Victims! Review (Olive Films / Slasher // Video Blu-ray)
Eventually, at about 30 minutes into the 75-minute runtime, four scantily clad women head out to the desert to look at rocks while being naked. Two killer/rapists/bank robbers hunt them down and start torturing them. It turns out; men are pigs.
Director: Jeff Hathcock
Actors: Robert Axelrod, Lonny Withers, Ava Kauffman
Year of Release: 1985
Victims! (not to be confused with Victims, another 80s movie with a similar plot) is director Jeff Hathcock’s first foray into filmmaking and the constraints of the budget, time and acting are evident on screen. Matters are made worse when you pop in the Olive Video Blu-ray and realise that it looks like a VHS rip with some of the most terrible sound design ever.
Still, having said all that, Victims! has a certain something to keep the viewer interested in the themes and ideas it’s trying to convey, mainly men are pigs and women have been mistreated for a long damn time. The statement “no matter what happens to a female, if she dresses scantily clad, she deserves what’s coming to her” should never be thought of as true, but there are evil people out there that believe that and Victims! tries to show the nasty side of those thoughts.

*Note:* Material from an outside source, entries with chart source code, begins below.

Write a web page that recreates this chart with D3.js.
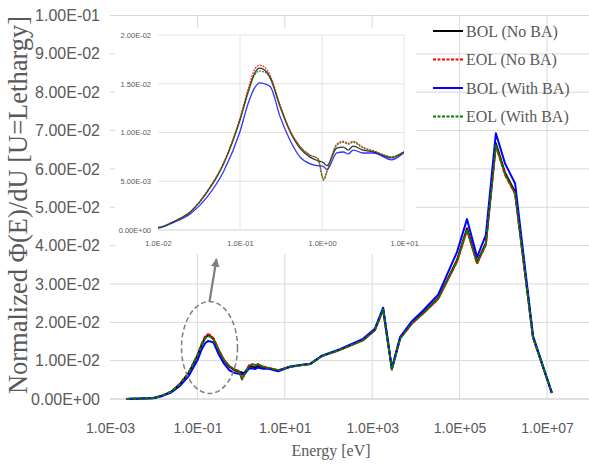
<!DOCTYPE html>
<meta charset="utf-8">
<head>
<script src="https://d3js.org/d3.v7.min.js"></script>
<style>
  body { margin: 0; background: #fff; }
</style>
</head>
<body>
<svg id="chart" width="589" height="467"></svg>

<script>
// log10 of energy in eV for each group point
var logEnergy = [-2.62, -2.3, -2.0, -1.8, -1.6, -1.4, -1.2, -1.0, -0.9, -0.82, -0.76, -0.70, -0.63,
  -0.51, -0.39, -0.27, -0.15, -0.05, 0.02, 0.06, 0.18, 0.26, 0.32, 0.38, 0.50, 0.63, 0.85, 1.0,
  1.12, 1.35, 1.58, 1.85, 2.26, 2.79, 3.06, 3.25, 3.45, 3.64, 3.91, 4.16, 4.51, 4.94, 5.17, 5.40,
  5.60, 5.83, 6.04, 6.27, 6.68, 7.11];

var bolNoBA = [0.00003, 0.0001, 0.00025, 0.0009, 0.0019, 0.0039, 0.0068, 0.0113, 0.0142, 0.0161, 0.0166, 0.0164, 0.0156,
  0.0126, 0.0101, 0.0084, 0.0075, 0.0071, 0.0069, 0.0066, 0.0084, 0.0085, 0.0082, 0.0086, 0.0082, 0.0080, 0.0074, 0.0080,
  0.0084, 0.0088, 0.0091, 0.0112, 0.0128, 0.0154, 0.0180, 0.0234, 0.0078, 0.0159, 0.0198, 0.0224, 0.0263, 0.0362, 0.0445, 0.0357,
  0.0406, 0.0667, 0.0590, 0.0540, 0.0161, 0.0016];

var eolNoBA = [0.00003, 0.0001, 0.00025, 0.0009, 0.0019, 0.0040, 0.0069, 0.0115, 0.0145, 0.0165, 0.0169, 0.0167, 0.0158,
  0.0128, 0.0102, 0.0086, 0.0077, 0.0073, 0.0052, 0.0060, 0.0088, 0.0091, 0.0089, 0.0091, 0.0085, 0.0081, 0.0075, 0.0080,
  0.0084, 0.0088, 0.0091, 0.0112, 0.0128, 0.0153, 0.0179, 0.0233, 0.0077, 0.0158, 0.0197, 0.0222, 0.0261, 0.0358, 0.0440, 0.0353,
  0.0402, 0.0660, 0.0584, 0.0535, 0.0160, 0.0016];

var bolWithBA = [0.00003, 0.0001, 0.0002, 0.0008, 0.0017, 0.0034, 0.0060, 0.0101, 0.0130, 0.0146, 0.0151, 0.0150, 0.0147,
  0.0116, 0.0092, 0.0075, 0.0068, 0.0066, 0.0065, 0.0062, 0.0079, 0.0080, 0.0078, 0.0082, 0.0079, 0.0079, 0.0072, 0.0079,
  0.0084, 0.0089, 0.0092, 0.0113, 0.0130, 0.0157, 0.0183, 0.0238, 0.0080, 0.0162, 0.0203, 0.0230, 0.0272, 0.0383, 0.0469, 0.0370,
  0.0427, 0.0693, 0.0614, 0.0562, 0.0165, 0.0016];

var eolWithBA = [0.00003, 0.0001, 0.00025, 0.0009, 0.0019, 0.0039, 0.0068, 0.0113, 0.0141, 0.0159, 0.0163, 0.0162, 0.0155,
  0.0127, 0.0102, 0.0086, 0.0077, 0.0073, 0.0051, 0.0060, 0.0087, 0.0090, 0.0088, 0.0090, 0.0084, 0.0081, 0.0075, 0.0080,
  0.0084, 0.0088, 0.0091, 0.0112, 0.0128, 0.0153, 0.0179, 0.0233, 0.0077, 0.0158, 0.0197, 0.0222, 0.0261, 0.0358, 0.0441, 0.0354,
  0.0403, 0.0662, 0.0586, 0.0536, 0.0160, 0.0016];

var seriesNames = ["BOL (No BA)", "EOL (No BA)", "BOL (With BA)", "EOL (With BA)"];
var seriesColors = ["#000000", "#ff0000", "#0000ff", "#008000"];
var seriesDash = [null, "4,2", null, "4,2"];
var seriesValues = [bolNoBA, eolNoBA, bolWithBA, eolWithBA];

var xTicks = [1e-3, 1e-1, 1e1, 1e3, 1e5, 1e7];
var yTicks = d3.range(0, 11).map(function(i) { return i / 100; });
var insetXTicks = [1e-2, 1e-1, 1e0, 1e1];
var insetYTicks = [0, 0.005, 0.01, 0.015, 0.02];

var energy = logEnergy.map(function(l) { return Math.pow(10, l); });
var series = seriesValues.map(function(vals, k) {
  return {
    name: seriesNames[k], color: seriesColors[k], dash: seriesDash[k],
    points: vals.map(function(v, i) { return [energy[i], v]; })
  };
});

// excel style exponent label, e.g. 1.00E-02
function expFmt(v, dec) {
  var parts = v.toExponential(dec).split("e");
  var e = +parts[1];
  return parts[0] + "E" + (e < 0 ? "-" : "+") + String(Math.abs(e)).padStart(2, "0");
}

var svg = d3.select("#chart");
var grey = "#595959";
var gridColor = "#d9d9d9";

// main scales
var x = d3.scaleLog().domain([1e-3, 1e8]).range([110, 110 + 43.7 * 11]);
var y = d3.scaleLinear().domain([0, 0.1]).range([399, 15.5]);

// grid
svg.append("g").selectAll("line.h")
  .data(yTicks.slice(1))
  .enter().append("line")
    .attr("x1", 110).attr("x2", 589)
    .attr("y1", function(d) { return y(d); })
    .attr("y2", function(d) { return y(d); })
    .attr("stroke", gridColor).attr("stroke-width", 1);

svg.append("g").selectAll("line.v")
  .data(xTicks.slice(1))
  .enter().append("line")
    .attr("x1", function(d) { return x(d); })
    .attr("x2", function(d) { return x(d); })
    .attr("y1", y(0.1)).attr("y2", y(0))
    .attr("stroke", gridColor).attr("stroke-width", 1);

svg.append("line")
  .attr("x1", 110).attr("x2", 589)
  .attr("y1", y(0)).attr("y2", y(0))
  .attr("stroke", "#bfbfbf").attr("stroke-width", 1.2);

// y axis labels
var yAxis = d3.axisLeft(y).tickValues(yTicks).tickSize(0).tickPadding(10)
  .tickFormat(function(d) { return expFmt(d, 2); });
var gy = svg.append("g").attr("transform", "translate(110,0)").call(yAxis);
gy.select(".domain").remove();
gy.selectAll("text").attr("fill", grey)
  .style("font-family", "'Liberation Sans', Arial, sans-serif").style("font-size", "16px");

// x axis labels
var xAxis = d3.axisBottom(x).tickValues(xTicks).tickSize(0).tickPadding(24)
  .tickFormat(function(d) { return expFmt(d, 1); });
var gx = svg.append("g").attr("transform", "translate(0," + y(0) + ")").call(xAxis);
gx.select(".domain").remove();
gx.selectAll("text").attr("fill", grey)
  .style("font-family", "'Liberation Sans', Arial, sans-serif").style("font-size", "14px");

// axis titles
svg.append("text")
  .attr("x", 331).attr("y", 456)
  .attr("text-anchor", "middle")
  .attr("fill", grey)
  .style("font-family", "'Liberation Serif', 'Times New Roman', serif").style("font-size", "16px")
  .text("Energy [eV]");

svg.append("text")
  .attr("transform", "translate(27,205) rotate(-90)")
  .attr("text-anchor", "middle")
  .attr("fill", grey)
  .style("font-family", "'Liberation Serif', 'Times New Roman', serif").style("font-size", "26.5px")
  .text("Normalized \u03A6(E)/dU [U=Lethargy]");

// main lines
var line = d3.line()
  .x(function(d) { return x(d[0]); })
  .y(function(d) { return y(d[1]); });

svg.append("g").selectAll("path")
  .data(series)
  .enter().append("path")
    .attr("d", function(d) { return line(d.points); })
    .attr("fill", "none")
    .attr("stroke", function(d) { return d.color; })
    .attr("stroke-width", 2)
    .attr("stroke-dasharray", function(d) { return d.dash; })
    .attr("stroke-linejoin", "round");

// ellipse + arrow pointing at the inset
svg.append("ellipse")
  .attr("cx", 209.5).attr("cy", 347.5).attr("rx", 28).attr("ry", 46)
  .attr("fill", "none").attr("stroke", "#7f7f7f")
  .attr("stroke-width", 1.5).attr("stroke-dasharray", "5,3");

svg.append("defs").append("marker")
  .attr("id", "arrow").attr("viewBox", "0 0 10 10")
  .attr("refX", 9).attr("refY", 5)
  .attr("markerWidth", 4).attr("markerHeight", 4)
  .attr("orient", "auto")
  .append("path").attr("d", "M0,0 L10,5 L0,10 z").attr("fill", "#7f7f7f");

svg.append("line")
  .attr("x1", 209.5).attr("y1", 301.5).attr("x2", 216.5).attr("y2", 259)
  .attr("stroke", "#7f7f7f").attr("stroke-width", 2.2)
  .attr("marker-end", "url(#arrow)");

// legend
var legend = svg.append("g").selectAll("g")
  .data(series)
  .enter().append("g")
    .attr("transform", function(d, i) { return "translate(433," + (31 + i * 28.5) + ")"; });
legend.append("line")
  .attr("x1", 0).attr("x2", 30)
  .attr("stroke", function(d) { return d.color; })
  .attr("stroke-width", 2)
  .attr("stroke-dasharray", function(d) { return d.dash ? "3,1.5" : null; });
legend.append("text")
  .attr("x", 33).attr("dy", "0.35em")
  .attr("fill", grey)
  .style("font-family", "'Liberation Serif', 'Times New Roman', serif").style("font-size", "16px")
  .text(function(d) { return d.name; });

// ---- inset ----
var inset = svg.append("g");
inset.append("rect")
  .attr("x", 115).attr("y", 28).attr("width", 301).attr("height", 226)
  .attr("fill", "#fff");

var xi = d3.scaleLog().domain([1e-2, 1e1]).range([158, 404]);
var yi = d3.scaleLinear().domain([0, 0.02]).range([230, 35]);

inset.selectAll("line.h")
  .data(insetYTicks.slice(1))
  .enter().append("line")
    .attr("x1", 158).attr("x2", 404)
    .attr("y1", function(d) { return yi(d); })
    .attr("y2", function(d) { return yi(d); })
    .attr("stroke", "#e4e4e4");
inset.selectAll("line.v")
  .data(insetXTicks.slice(1))
  .enter().append("line")
    .attr("x1", function(d) { return xi(d); })
    .attr("x2", function(d) { return xi(d); })
    .attr("y1", 35).attr("y2", 230)
    .attr("stroke", "#e4e4e4");
inset.append("line")
  .attr("x1", 158).attr("x2", 404).attr("y1", 230).attr("y2", 230)
  .attr("stroke", "#d0d0d0");

var gyi = inset.append("g").attr("transform", "translate(158,0)")
  .call(d3.axisLeft(yi).tickValues(insetYTicks).tickSize(0).tickPadding(7)
    .tickFormat(function(d) { return expFmt(d, 2); }));
gyi.select(".domain").remove();
gyi.selectAll("text").attr("fill", grey)
  .style("font-family", "'Liberation Sans', Arial, sans-serif").style("font-size", "7.5px");

var gxi = inset.append("g").attr("transform", "translate(0,230)")
  .call(d3.axisBottom(xi).tickValues(insetXTicks).tickSize(0).tickPadding(11)
    .tickFormat(function(d) { return expFmt(d, 1); }));
gxi.select(".domain").remove();
gxi.selectAll("text").attr("fill", grey)
  .style("font-family", "'Liberation Sans', Arial, sans-serif").style("font-size", "7.5px");

svg.select("defs").append("clipPath").attr("id", "insetClip")
  .append("rect").attr("x", 158).attr("y", 30).attr("width", 246).attr("height", 205);

var lineInset = d3.line()
  .curve(d3.curveMonotoneX)
  .x(function(d) { return xi(d[0]); })
  .y(function(d) { return yi(d[1]); });

inset.append("g").attr("clip-path", "url(#insetClip)")
  .selectAll("path")
  .data(series)
  .enter().append("path")
    .attr("d", function(d) { return lineInset(d.points); })
    .attr("fill", "none")
    .attr("stroke", function(d) { return d.color; })
    .attr("stroke-opacity", 0.8)
    .attr("stroke-width", 1.3)
    .attr("stroke-dasharray", function(d) { return d.dash ? "2,1" : null; });
</script>
</body>
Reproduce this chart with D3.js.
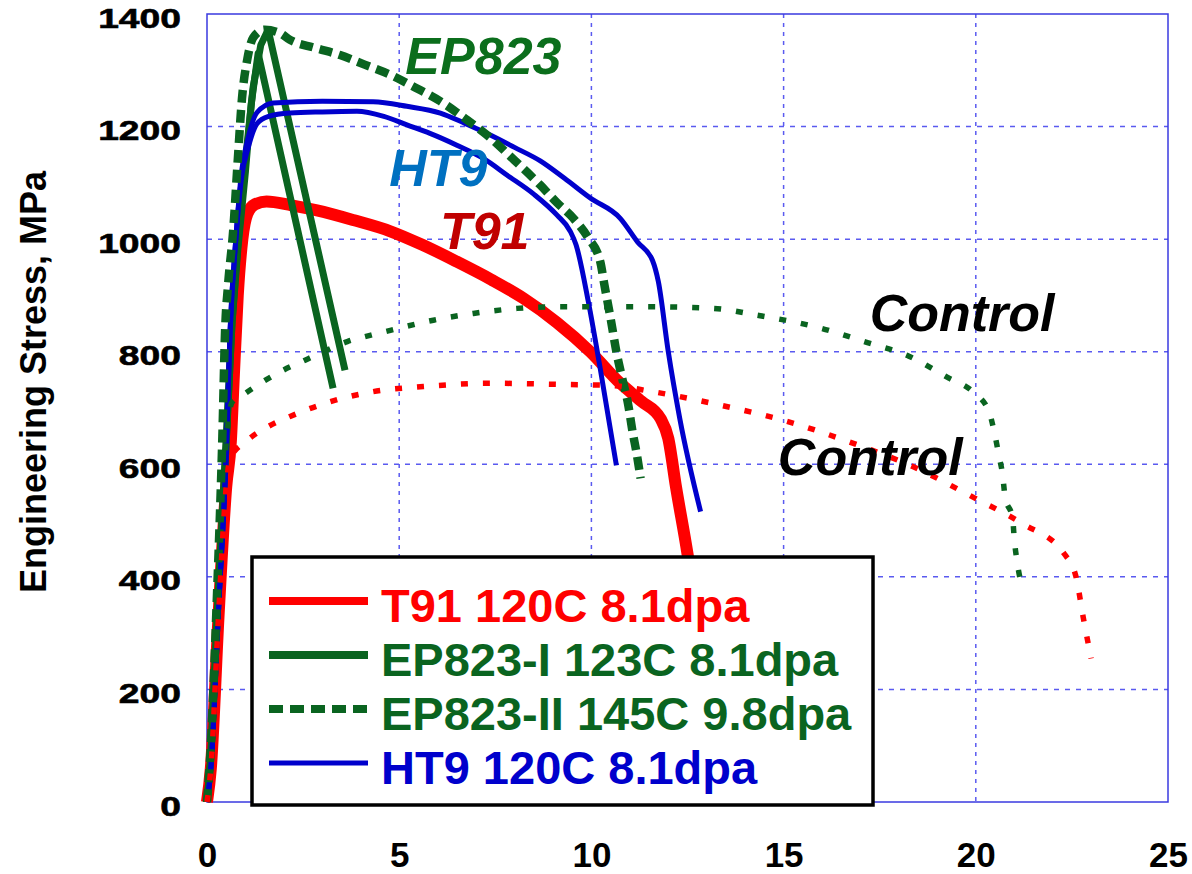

The beginning of Victims! is a bit on the scatterbrained side, throwing random scenes of violence against women at you. After that randomness, the film settles into its groove of following four women as they head out to the desert to study some rocks, get naked and go skinny dipping and just have an all around fun time. Unfortunately for them, they run into a pair of bank robbers/rapists/killers out in the desert, but these aren’t women who are willing to give up so easily.
Victims! doesn’t hold back when it comes to showing plenty of sleazy moments on screen that will leave you feeling icky. There is an abundance of rape scenes, tortuous moments and lots of unjustifiably cruel treatment against women. Thankfully, Jeff Hathcock knows enough to make sure the audience can cheer for these women as the men get their comeuppance. However, cheering is cut short as the ending makes sure to drive home the point that women just can’t catch a break.
It is a shame that the film wasn’t shot with a bit more talent behind the camera and a bigger budget. The idea for the movie is rather well thought out, even if the general story has been seen numerous times before (The Last House on the Left for example). Top the small budget constraints with terrible sound, which makes hearing dialogue difficult; you have a movie that is hard to get into, but I still think it’s worth checking out.
Violence is the name of the game when it comes to talking about Victims! We have plenty of women being stabbed and slashed. The film doesn’t shy away from showing the red stuff. The beginning of the movie has the most violence, with women being cut up. Cruel stuff.
Most of the sex and nudity in this movie is on the uncomfortable side. It usually is happening when a woman is either being forced to strip nude or raped. Not very fun if you ask me. However, there are some sexier scenes with some very good looking women that won’t make you feel so damn dirty.
- Showering with underwear or just a really white ass?
- The beginning is so randomly put together; it will take some time to recuperate
- Men are pigs, all of them.
Region: Region A/1
Runtime: 75 min
Aspect Ratio: 1.33:1
- Audio commentary with director Jeff Hathcock and Slasher Video’s Jesus Terán
- Interview with director Jeff Hathcock
- Photo Gallery
As previously mentioned, Olive Films and Slasher // Video has upconverted a VHS rip and called it good enough. The video is fuzzy, blurry and hard to make out.
To be fair, Olive Films does provide this statement: Victims! is a presented using the best available elements provided by Slasher // Video. Not sourced from an HD master; remastered from Beta SP and upconverted to Blu-ray and DVD specifications.
The audio fares even worse, with so much of the dialogue being drowned out or muffled. It’s a damn shame more work wasn’t done on this film, but I have a feeling this was the best it was ever going to be, no matter the company producing it.
Extra features included are a commentary with director Jeff Hathcock, a 20-minute sit down with the director who has plenty of things to say out his work on this film and others. He goes into great detail on the writing, which always cool. Rounding it out is a trailer and a still gallery, which is just screen grabs from the VHS and numerous photos of the actual VHS.